★★☆☆☆
Deadpan is good, listless is bad. And in this tentative first British appearance by the thirtysomething American comic Aparna Nancherla, her dry remarks about her life in New York too rarely raise either her audience’s heartbeat or her own. “Take your time with these,” she says as one tossed-away quip belatedly detonates. Yet if you’re plying the sort of introverted approach that asks your audience to come to you, you need sharper material than Nancherla has to offer here. Her observations about her anxiety and her forays online may be hewn from real experience, but they still end up feeling generic.
As she explores the awfulness of being cat-called, or comparing oneself to models, or makes a whimsical remark about pilots, this is like being cornered at a party by someone who has a neat point to make, but then continues to grind that point into the ground. She needs more flourishes of imagination to avoid her descriptions of the torpor of working at home becoming torpid themselves. Talking about going on bad dates, here and there she crafts the sort of perfectly formed line that suggests real writing talent, but too often you’re left craving something you haven’t heard before.

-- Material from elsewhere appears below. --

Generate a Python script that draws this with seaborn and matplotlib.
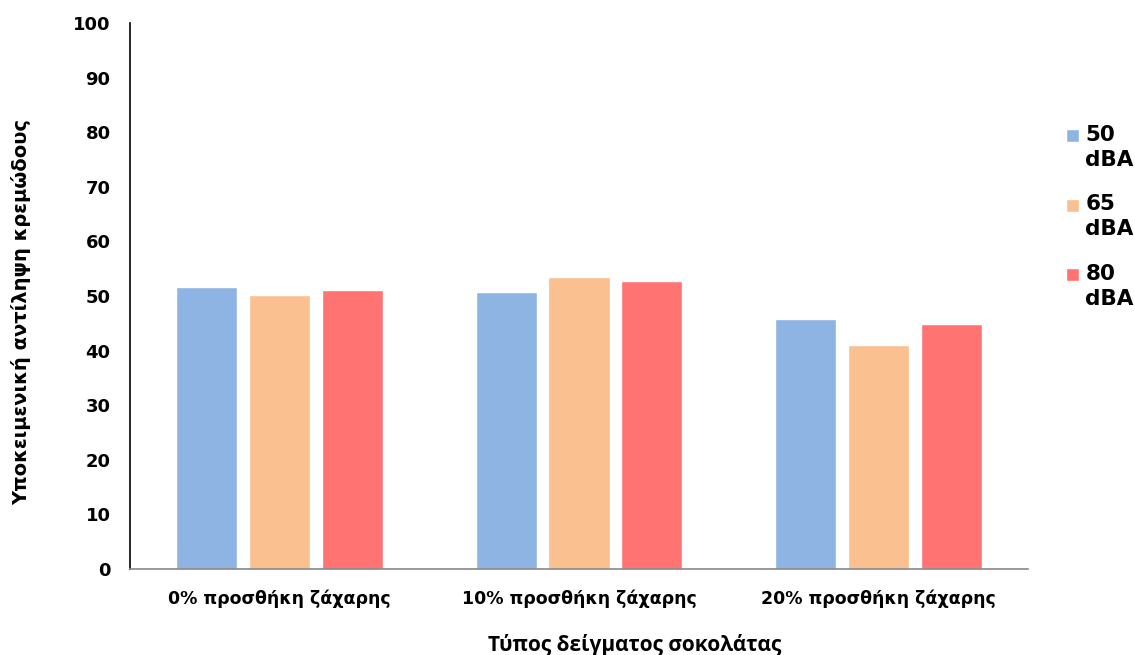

And since she doesn’t interact much with the crowd — save for an eggy exchange with a heckler— you’re glad when she brings out her laptop for an illustrated lecture on emojis, texting and a wry look at silly café and bar reviews people have left on Yelp. It’s thin stuff, to be honest, but at least it gives her something to play against. She’s not without wit and intelligence, but if she’s going to sustain an hour of stand-up she needs to zero in much more directly on what really matters to her. Wry observations about going online are two-a-penny.